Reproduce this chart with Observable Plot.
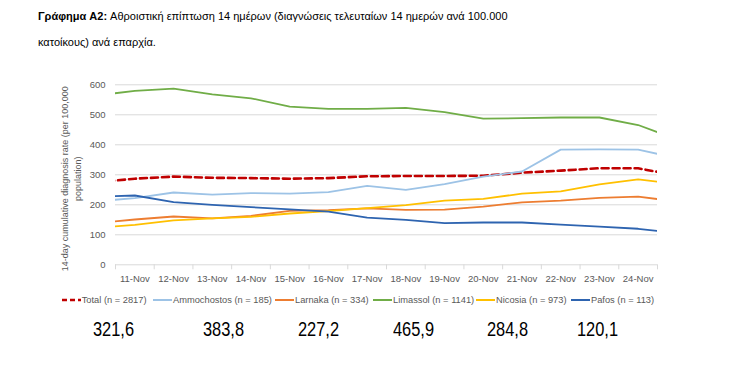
<!DOCTYPE html>
<html><head><meta charset="utf-8">
<script src="https://cdn.jsdelivr.net/npm/d3@7"></script>
<script src="https://cdn.jsdelivr.net/npm/@observablehq/plot@0.6"></script>
<style>
body{margin:0;background:#fff;width:736px;height:389px;position:relative;overflow:hidden;font-family:"Liberation Sans",Arial,sans-serif}
#title{position:absolute;left:38px;top:3px;width:419px;font-family:"Liberation Sans",Arial,sans-serif;font-size:11px;color:#000;line-height:26px}
#title .l1{display:block;text-align:justify;text-align-last:justify;white-space:nowrap}
#chart{position:absolute;left:0;top:62px}
.leg{position:absolute;top:294px;height:12px;display:flex;align-items:center;font-size:9.3px;color:#595959;white-space:nowrap}
.leg svg{margin-right:1px}
.num{position:absolute;top:318px;font-family:"Liberation Sans",Arial,sans-serif;font-size:20px;color:#000;transform:scaleX(0.82);transform-origin:0 50%}
</style></head>
<body>
<div id="title"><span class="l1"><b>Γράφημα A2:</b> Αθροιστική επίπτωση 14 ημέρων (διαγνώσεις τελευταίων 14 ημερών ανά 100.000</span>κατοίκους) ανά επαρχία.</div>
<div id="chart"></div>
<script>
const dates = ["10-Nov","11-Nov","12-Nov","13-Nov","14-Nov","15-Nov","16-Nov","17-Nov","18-Nov","19-Nov","20-Nov","21-Nov","22-Nov","23-Nov","24-Nov","25-Nov"];
const shownDates = ["11-Nov","12-Nov","13-Nov","14-Nov","15-Nov","16-Nov","17-Nov","18-Nov","19-Nov","20-Nov","21-Nov","22-Nov","23-Nov","24-Nov"];
const seriesNames = ["Total (n = 2817)","Ammochostos (n = 185)","Larnaka (n = 334)","Limassol (n = 1141)","Nicosia (n = 973)","Pafos (n = 113)"];
const totalValues = [275,287,294,290,289,287,289,295,296,296,297,307,314,322,321.6,298];
const ammochostosValues = [212,222,241,234,239,237,242,263,250,269,294,311,384,385,383.8,356];
const larnakaValues = [139,151,161,155,163,180,182,188,183,184,194,208,214,223,227.2,211];
const limassolValues = [564,580,587,568,555,527,520,520,523,509,487,489,491,491,465.9,418];
const nicosiaValues = [123,133,148,155,160,171,179,189,199,214,220,237,245,268,284.8,269];
const pafosValues = [227,231,209,200,192,185,177,157,150,139,141,141,134,127,120.1,106];
const yTicks = [0,100,200,300,400,500,600];
const yLabel = "14-day cumulative diagnosis rate (per 100,000\npopulation)";

const colors = ["#C00000","#9DC3E6","#ED7D31","#70AD47","#FFC000","#2E64B0"];
const widths = [2.6,1.8,1.8,1.8,1.8,1.8];
const allValues = [totalValues,ammochostosValues,larnakaValues,limassolValues,nicosiaValues,pafosValues];
const dayNum = d => +d.split("-")[0];

const rows = [];
seriesNames.forEach((name, s) => dates.forEach((d, i) => rows.push({series: name, s, day: dayNum(d), value: allValues[s][i]})));
const shownDays = shownDates.map(dayNum);
const bounds = shownDays.map(d => d - 0.5).concat([shownDays[shownDays.length-1] + 0.5]);

const lineMarks = seriesNames.map((name, s) => Plot.lineY(rows.filter(r => r.s === s), {
  x: "day", y: "value", stroke: colors[s], strokeWidth: widths[s],
  strokeDasharray: s === 0 ? "7,4" : null, clip: true, curve: "linear"
}));

const chart = Plot.plot({
  width: 736, height: 232,
  marginLeft: 115, marginRight: 79, marginTop: 22.3, marginBottom: 29.7,
  style: {fontFamily: '"Liberation Sans", Arial, sans-serif', background: "transparent", overflow: "visible"},
  x: {type: "linear", domain: [bounds[0], bounds[bounds.length-1]]},
  y: {domain: [0, 600]},
  marks: [
    Plot.gridY(yTicks.filter(t => t > 0), {stroke: "#d9d9d9", strokeOpacity: 1, strokeWidth: 1}),
    Plot.ruleY([0], {stroke: "#d9d9d9", strokeWidth: 1}),
    Plot.axisX({ticks: bounds, tickSize: 5, tickFormat: () => "", stroke: "#d9d9d9", strokeOpacity: 1, label: null}),
    Plot.axisX({ticks: shownDays, tickSize: 0, tickPadding: 10, tickFormat: d => d + "-Nov", fontSize: 9.5, fill: "#595959", label: null}),
    Plot.axisY({ticks: yTicks, tickSize: 0, tickPadding: 10, fontSize: 9.5, fill: "#595959", label: null}),
    Plot.text([yLabel], {frameAnchor: "left", textAnchor: "middle", lineAnchor: "middle", dx: -45, dy: 4, rotate: -90, fontSize: 9, fill: "#595959", lineHeight: 1.45}),
    ...lineMarks
  ]
});
document.getElementById("chart").appendChild(chart);

// legend
const legX = [61.7, 153, 275, 373, 476, 571];
seriesNames.forEach((name, s) => {
  const div = document.createElement("div");
  div.className = "leg";
  div.style.left = legX[s] + "px";
  const dash = s === 0 ? 'stroke-dasharray="5,3"' : '';
  div.innerHTML = `<svg width="19" height="6"><line x1="0" y1="3" x2="19" y2="3" stroke="${colors[s]}" stroke-width="${s===0?2.6:2}" ${dash}/></svg><span>${name}</span>`;
  document.body.appendChild(div);
});
// last-day values below
const numX = [92.6, 203, 297.6, 392.7, 487, 576.6];
const lastIdx = dates.indexOf(shownDates[shownDates.length-1]);
allValues.forEach((vals, s) => {
  const div = document.createElement("div");
  div.className = "num";
  div.style.left = numX[s] + "px";
  div.textContent = vals[lastIdx].toFixed(1).replace(".", ",");
  document.body.appendChild(div);
});
</script>
</body></html>
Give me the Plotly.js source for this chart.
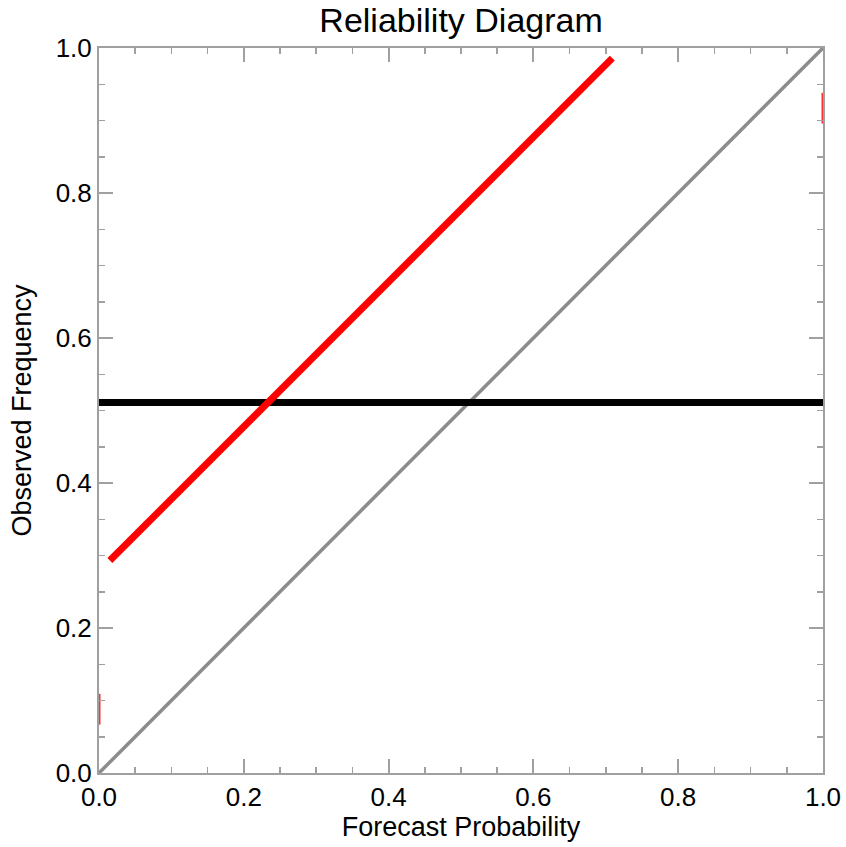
<!DOCTYPE html>
<html>
<head>
<meta charset="utf-8">
<script src="https://cdn.plot.ly/plotly-3.0.1.min.js"></script>
<style>html,body{margin:0;padding:0;background:#fff;}</style>
</head>
<body>
<div id="chart" style="width:846px;height:847px;"></div>
<script>
// Data
const diagX = [0, 1];
const diagY = [0, 1];
const reliabX = [0.015, 0.709];
const reliabY = [0.293, 0.986];
const climX = [0, 1];
const climY = [0.511, 0.511];
const markX = [0, 1];
const markY = [0.088, 0.917];
const tickVals = [0, 0.2, 0.4, 0.6, 0.8, 1.0];
const tickText = ["0.0", "0.2", "0.4", "0.6", "0.8", "1.0"];

const font = "Liberation Sans, Arial, sans-serif";

const traces = [
  {x: diagX, y: diagY, mode: 'lines', line: {color: '#8c8c8c', width: 3.5}, hoverinfo: 'skip'},
  {x: climX, y: climY, mode: 'lines', line: {color: '#000000', width: 7}, hoverinfo: 'skip'},
  {x: reliabX, y: reliabY, mode: 'lines', line: {color: '#ff0000', width: 7}, hoverinfo: 'skip'},
  {x: markX, y: markY, mode: 'markers', cliponaxis: false,
   marker: {symbol: 'line-ns', size: 22, color: '#ff3030', line: {color: '#ff3030', width: 3}}, hoverinfo: 'skip'}
];

const axisCommon = {
  range: [0, 1],
  showgrid: false,
  zeroline: false,
  showline: true,
  linecolor: '#a0a0a0',
  linewidth: 2,
  mirror: 'ticks',
  ticks: 'inside',
  ticklen: 14,
  tickwidth: 2,
  tickcolor: '#a0a0a0',
  tickvals: tickVals,
  ticktext: tickText,
  tickfont: {family: font, size: 26, color: '#000'},
  minor: {dtick: 0.05, ticks: 'inside', ticklen: 6, tickwidth: 1.5, tickcolor: '#a0a0a0', showgrid: false},
  fixedrange: true
};

const layout = {
  width: 846,
  height: 847,
  margin: {l: 99, r: 23, t: 48, b: 74},
  paper_bgcolor: '#ffffff',
  plot_bgcolor: '#ffffff',
  showlegend: false,
  title: {text: 'Reliability Diagram', font: {family: font, size: 34, color: '#000'}, x: 0.545, xanchor: 'center', y: 0.976, yanchor: 'middle'},
  xaxis: Object.assign({}, axisCommon, {
    title: {text: 'Forecast Probability', font: {family: font, size: 27, color: '#000'}, standoff: 3}
  }),
  yaxis: Object.assign({}, axisCommon, {
    title: {text: 'Observed Frequency', font: {family: font, size: 27, color: '#000'}, standoff: 16}
  })
};

Plotly.newPlot('chart', traces, layout, {displayModeBar: false, staticPlot: true});
</script>
</body>
</html>
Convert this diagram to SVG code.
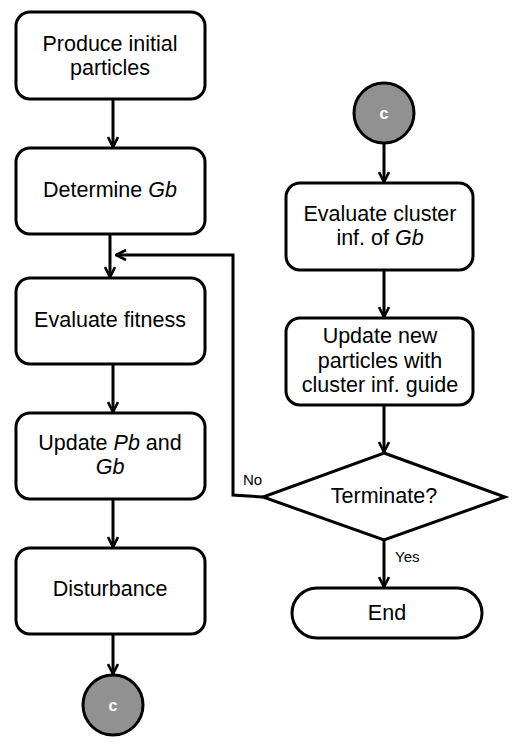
<svg xmlns="http://www.w3.org/2000/svg" width="530" height="752" viewBox="0 0 530 752">
<style>
.box{fill:#fff;stroke:#000;stroke-width:3}
.t{font-family:"Liberation Sans",Arial,sans-serif;font-size:21.5px;fill:#000;text-anchor:middle}
.s{font-family:"Liberation Sans",Arial,sans-serif;font-size:15px;fill:#000}
.c{fill:#919191;stroke:#000;stroke-width:3}
.ct{font-family:"Liberation Sans",Arial,sans-serif;font-size:16px;fill:#fff;text-anchor:middle;font-weight:bold}
.e{stroke:#000;stroke-width:3;fill:none}
</style>
<defs>
<marker id="a" viewBox="0 0 12 12" refX="11" refY="6" markerWidth="12" markerHeight="12" markerUnits="userSpaceOnUse" orient="auto">
<path d="M1,1 L11,6 L1,11" fill="none" stroke="#000" stroke-width="2.6"/>
</marker>
</defs>
<rect width="530" height="752" fill="#fff"/>
<g id="n1"><rect class="box" x="16" y="12" width="189" height="87" rx="14"/><text class="t" x="110" y="51">Produce initial</text><text class="t" x="110" y="75">particles</text></g>
<g id="n2"><rect class="box" x="16" y="148" width="189" height="86" rx="14"/><text class="t" x="110" y="197">Determine <tspan font-style="italic">Gb</tspan></text></g>
<g id="n3"><rect class="box" x="16" y="278" width="189" height="86" rx="14"/><text class="t" x="110" y="327">Evaluate fitness</text></g>
<g id="n4"><rect class="box" x="16" y="413" width="189" height="86" rx="14"/><text class="t" x="110" y="450">Update <tspan font-style="italic">Pb</tspan> and</text><text class="t" x="110" y="474" font-style="italic">Gb</text></g>
<g id="n5"><rect class="box" x="16" y="548" width="189" height="86" rx="14"/><text class="t" x="110" y="596">Disturbance</text></g>
<g id="c1"><circle class="c" cx="113" cy="705" r="30"/><text class="ct" x="113" y="711">c</text></g>
<g id="c2"><circle class="c" cx="384" cy="113" r="30"/><text class="ct" x="384" y="119">c</text></g>
<g id="n6"><rect class="box" x="286" y="183" width="187" height="87" rx="14"/><text class="t" x="380" y="221">Evaluate cluster</text><text class="t" x="380" y="245">inf. of <tspan font-style="italic">Gb</tspan></text></g>
<g id="n7"><rect class="box" x="286" y="318" width="187" height="87" rx="14"/><text class="t" x="380" y="343">Update new</text><text class="t" x="380" y="368">particles with</text><text class="t" x="380" y="392">cluster inf. guide</text></g>
<g id="d1"><polygon class="box" points="384,453 505,497 384,540 263,497"/><text class="t" x="384" y="503">Terminate?</text></g>
<g id="end"><rect class="box" x="292" y="588" width="190" height="50" rx="25"/><text class="t" x="387" y="620">End</text></g>
<g id="edges">
<line class="e" x1="113" y1="99" x2="113" y2="147" marker-end="url(#a)"/>
<line class="e" x1="110" y1="234" x2="110" y2="277" marker-end="url(#a)"/>
<line class="e" x1="113" y1="364" x2="113" y2="412" marker-end="url(#a)"/>
<line class="e" x1="113" y1="499" x2="113" y2="547" marker-end="url(#a)"/>
<line class="e" x1="113" y1="634" x2="113" y2="674" marker-end="url(#a)"/>
<line class="e" x1="384" y1="143" x2="384" y2="182" marker-end="url(#a)"/>
<line class="e" x1="384" y1="270" x2="384" y2="317" marker-end="url(#a)"/>
<line class="e" x1="384" y1="405" x2="384" y2="452" marker-end="url(#a)"/>
<line class="e" x1="384" y1="540" x2="384" y2="587" marker-end="url(#a)"/>
<path class="e" d="M263,497 L233,495 L233,255 L116,255" marker-end="url(#a)"/>
<text class="s" x="243" y="485">No</text>
<text class="s" x="395" y="562">Yes</text>
</g>
</svg>
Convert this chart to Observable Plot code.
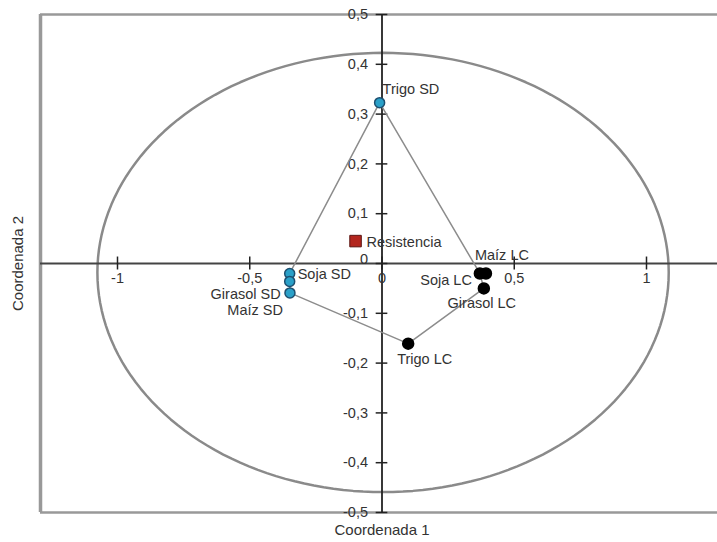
<!DOCTYPE html>
<html>
<head>
<meta charset="utf-8">
<script src="https://cdn.jsdelivr.net/npm/d3@7"></script>
<script src="https://cdn.jsdelivr.net/npm/@observablehq/plot@0.6"></script>
<style>
  html, body { margin: 0; padding: 0; background: #fff; }
  #chart svg { display: block; }
</style>
</head>
<body>
<div id="chart"></div>
<script>
// ---- data ----
const labels = ["Trigo SD", "Soja SD", "Girasol SD", "Maíz SD", "Soja LC", "Maíz LC", "Girasol LC", "Trigo LC", "Resistencia"];
const coord1 = [-0.009, -0.349, -0.349, -0.348, 0.370, 0.393, 0.385, 0.099, -0.100];
const coord2 = [0.323, -0.020, -0.036, -0.059, -0.020, -0.020, -0.050, -0.161, 0.045];
const groups = ["SD", "SD", "SD", "SD", "LC", "LC", "LC", "LC", "Resistencia"];
const hullOrder = ["Trigo SD", "Soja LC", "Girasol LC", "Trigo LC", "Maíz SD", "Soja SD", "Trigo SD"];
const xTicks = [-1, -0.5, 0, 0.5, 1];
const yTicks = [0.5, 0.4, 0.3, 0.2, 0.1, 0, -0.1, -0.2, -0.3, -0.4, -0.5];
const ellipseCenter = [0.004, -0.018];
const ellipseRadii = [1.08, 0.441];

// label placement (layout only)
const labelPlace = {
  "Trigo SD":   {dx: 3,   dy: -13, anchor: "start"},
  "Soja SD":    {dx: 8,   dy: 1,   anchor: "start"},
  "Girasol SD": {dx: -9,  dy: 13,  anchor: "end"},
  "Maíz SD":    {dx: -7,  dy: 17,  anchor: "end"},
  "Maíz LC":    {dx: -11, dy: -18, anchor: "start"},
  "Soja LC":    {dx: -8,  dy: 7,   anchor: "end"},
  "Girasol LC": {dx: -2,  dy: 15,  anchor: "middle"},
  "Trigo LC":   {dx: -11, dy: 16,  anchor: "start"},
  "Resistencia":{dx: 11,  dy: 1,   anchor: "start"}
};

const pts = labels.map((l, i) => ({label: l, x: coord1[i], y: coord2[i], group: groups[i]}));
const byLabel = Object.fromEntries(pts.map(p => [p.label, p]));
const hull = hullOrder.map(l => byLabel[l]);
const ellipse = d3.range(0, 361, 2).map(a => ({
  x: ellipseCenter[0] + ellipseRadii[0] * Math.cos(a * Math.PI / 180),
  y: ellipseCenter[1] + ellipseRadii[1] * Math.sin(a * Math.PI / 180)
}));
const fmt = v => (v === 0 ? "0" : String(v).replace(".", ","));

const W = 717, H = 542;
const mL = 40, mR = 0, mT = 14, mB = 30;
const xPerUnit = 264.5;
const x0px = 381.5;
const xDomain = [(mL - x0px) / xPerUnit, (W - mR - x0px) / xPerUnit];
const yTitleX = (18 - x0px) / xPerUnit;

const font = "'Liberation Sans', Arial, sans-serif";
const textFill = "#333";
const fs = 14.5;

const textMarks = pts.map(p => Plot.text([p], {
  x: "x", y: "y", text: "label",
  dx: labelPlace[p.label].dx, dy: labelPlace[p.label].dy,
  textAnchor: labelPlace[p.label].anchor, fill: textFill, fontSize: fs
}));

const chart = Plot.plot({
  width: W, height: H,
  marginLeft: mL, marginRight: mR, marginTop: mT, marginBottom: mB,
  x: {domain: xDomain, axis: null},
  y: {domain: [-0.5, 0.5], axis: null},
  style: {fontFamily: font, background: "#fff", overflow: "visible"},
  marks: [
    // frame (left, top, bottom)
    Plot.ruleY([-0.5, 0.5], {stroke: "#999", strokeWidth: 2.5}),
    Plot.ruleX([xDomain[0]], {x: d => d, y1: -0.5, y2: 0.5, stroke: "#999", strokeWidth: 3.5}),
    // ellipse
    Plot.line(ellipse, {x: "x", y: "y", stroke: "#8a8a8a", strokeWidth: 2.5}),
    // axes through origin
    Plot.ruleY([0], {stroke: "#444", strokeWidth: 1.8}),
    Plot.ruleX([0], {y1: -0.5, y2: 0.5, stroke: "#222", strokeWidth: 1.8}),
    Plot.ruleX(xTicks, {x: d => d, y1: -0.013, y2: 0.013, stroke: "#222", strokeWidth: 1.5}),
    Plot.ruleY(yTicks, {y: d => d, x1: -0.022, x2: 0.022, stroke: "#222", strokeWidth: 1.5}),
    Plot.text(xTicks, {x: d => d, y: 0, text: d => fmt(d), dy: 15, fill: textFill, fontSize: fs}),
    Plot.text(yTicks.filter(d => d !== 0), {x: 0, y: d => d, text: d => fmt(d), dx: -14, textAnchor: "end", fill: textFill, fontSize: fs}),
    Plot.text([0], {x: 0, y: 0, text: d => fmt(d), dx: -14, dy: -4, textAnchor: "end", fill: textFill, fontSize: fs}),
    // convex outline
    Plot.line(hull, {x: "x", y: "y", stroke: "#8c8c8c", strokeWidth: 1.5}),
    // points
    Plot.dot(pts.filter(p => p.group === "SD"), {x: "x", y: "y", r: 5, fill: "#2aa0c8", stroke: "#1d4f70", strokeWidth: 1.5}),
    Plot.dot(pts.filter(p => p.group === "LC"), {x: "x", y: "y", r: 5.5, fill: "#000", stroke: "#000"}),
    Plot.dot(pts.filter(p => p.group === "Resistencia"), {x: "x", y: "y", symbol: "square", r: 6.5, fill: "#b3261e", stroke: "#5b1512", strokeWidth: 1}),
    ...textMarks,
    // axis titles
    Plot.text(["Coordenada 1"], {x: 0, y: -0.5, dy: 18, text: d => d, fill: textFill, fontSize: 15}),
    Plot.text(["Coordenada 2"], {x: yTitleX, y: 0, rotate: -90, text: d => d, fill: textFill, fontSize: 15})
  ]
});
document.getElementById("chart").appendChild(chart);
</script>
</body>
</html>
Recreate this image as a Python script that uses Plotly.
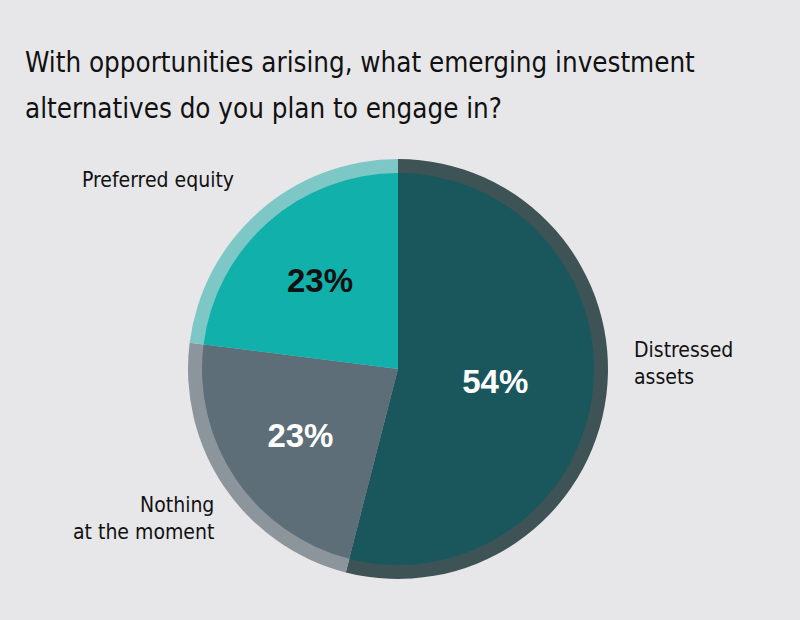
import plotly.graph_objects as go

categories = ["Distressed assets", "Nothing at the moment", "Preferred equity"]
values = [54, 23, 23]
inner_colors = ["#1a575c", "#5e6e78", "#12b0aa"]
ring_colors = ["#3e5356", "#8c959c", "#7dc8c6"]
text_colors = ["#ffffff", "#ffffff", "#111111"]
title_lines = ["With opportunities arising, what emerging investment",
               "alternatives do you plan to engage in?"]
label_texts = ["Distressed<br>assets", "Nothing<br>at the moment", "Preferred equity"]

W, H = 800, 620
def px(x):
    return x / W
def py(y):
    return 1 - y / H

cx, cy, r_out, r_in = 398, 369, 210, 196

narrow = "Liberation Sans Narrow, Arial Narrow, DejaVu Sans Condensed, sans-serif"

fig = go.Figure()
fig.add_trace(go.Pie(
    labels=categories, values=values, sort=False, direction="clockwise", rotation=0,
    marker=dict(colors=ring_colors, line=dict(width=0)),
    textinfo="none", hoverinfo="skip", showlegend=False,
    domain=dict(x=[px(cx - r_out), px(cx + r_out)], y=[py(cy + r_out), py(cy - r_out)]),
))
fig.add_trace(go.Pie(
    labels=categories, values=values, sort=False, direction="clockwise", rotation=0,
    marker=dict(colors=inner_colors, line=dict(width=0)),
    texttemplate="%{value}%", textposition="inside", insidetextorientation="horizontal",
    insidetextfont=dict(family="Liberation Sans, Arial, sans-serif", size=33, color=text_colors, weight="bold"),
    showlegend=False,
    domain=dict(x=[px(cx - r_in), px(cx + r_in)], y=[py(cy + r_in), py(cy - r_in)]),
))

annotations = []
for i, line in enumerate(title_lines):
    annotations.append(dict(text=line, x=px(23), y=py(62 + 46 * i), xref="paper", yref="paper",
                            xanchor="left", yanchor="middle", showarrow=False,
                            font=dict(family=narrow, size=27.5, color="#111111")))
label_pos = [(632, 363, "left"), (216, 518, "right"), (80, 180, "left")]
for t, (x, y, a) in zip(label_texts, label_pos):
    annotations.append(dict(text=t, x=px(x), y=py(y), xref="paper", yref="paper",
                            xanchor=a, yanchor="middle", align=a, showarrow=False,
                            font=dict(family=narrow, size=21, color="#111111")))

fig.update_layout(
    width=W, height=H, margin=dict(l=0, r=0, t=0, b=0),
    paper_bgcolor="#e7e7e9", plot_bgcolor="#e7e7e9",
    annotations=annotations,
)
fig.write_html("out.html", config={"displayModeBar": False},
               post_script="document.body.style.margin='0px';document.body.style.background='#e7e7e9';")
━━━━━━━━━━━━━━━━
- **DIRECTIONS**:
Pick out the part that begins with the line containing "Convert this chart to Observable Plot code." and finishes with the line containing "const ellipseRadii = [1.08, 0.441];", both included. Restate it exactly, without images.

- **ANSWER**:
Convert this chart to Observable Plot code.
<!DOCTYPE html>
<html>
<head>
<meta charset="utf-8">
<script src="https://cdn.jsdelivr.net/npm/d3@7"></script>
<script src="https://cdn.jsdelivr.net/npm/@observablehq/plot@0.6"></script>
<style>
  html, body { margin: 0; padding: 0; background: #fff; }
  #chart svg { display: block; }
</style>
</head>
<body>
<div id="chart"></div>
<script>
// ---- data ----
const labels = ["Trigo SD", "Soja SD", "Girasol SD", "Maíz SD", "Soja LC", "Maíz LC", "Girasol LC", "Trigo LC", "Resistencia"];
const coord1 = [-0.009, -0.349, -0.349, -0.348, 0.370, 0.393, 0.385, 0.099, -0.100];
const coord2 = [0.323, -0.020, -0.036, -0.059, -0.020, -0.020, -0.050, -0.161, 0.045];
const groups = ["SD", "SD", "SD", "SD", "LC", "LC", "LC", "LC", "Resistencia"];
const hullOrder = ["Trigo SD", "Soja LC", "Girasol LC", "Trigo LC", "Maíz SD", "Soja SD", "Trigo SD"];
const xTicks = [-1, -0.5, 0, 0.5, 1];
const yTicks = [0.5, 0.4, 0.3, 0.2, 0.1, 0, -0.1, -0.2, -0.3, -0.4, -0.5];
const ellipseCenter = [0.004, -0.018];
const ellipseRadii = [1.08, 0.441];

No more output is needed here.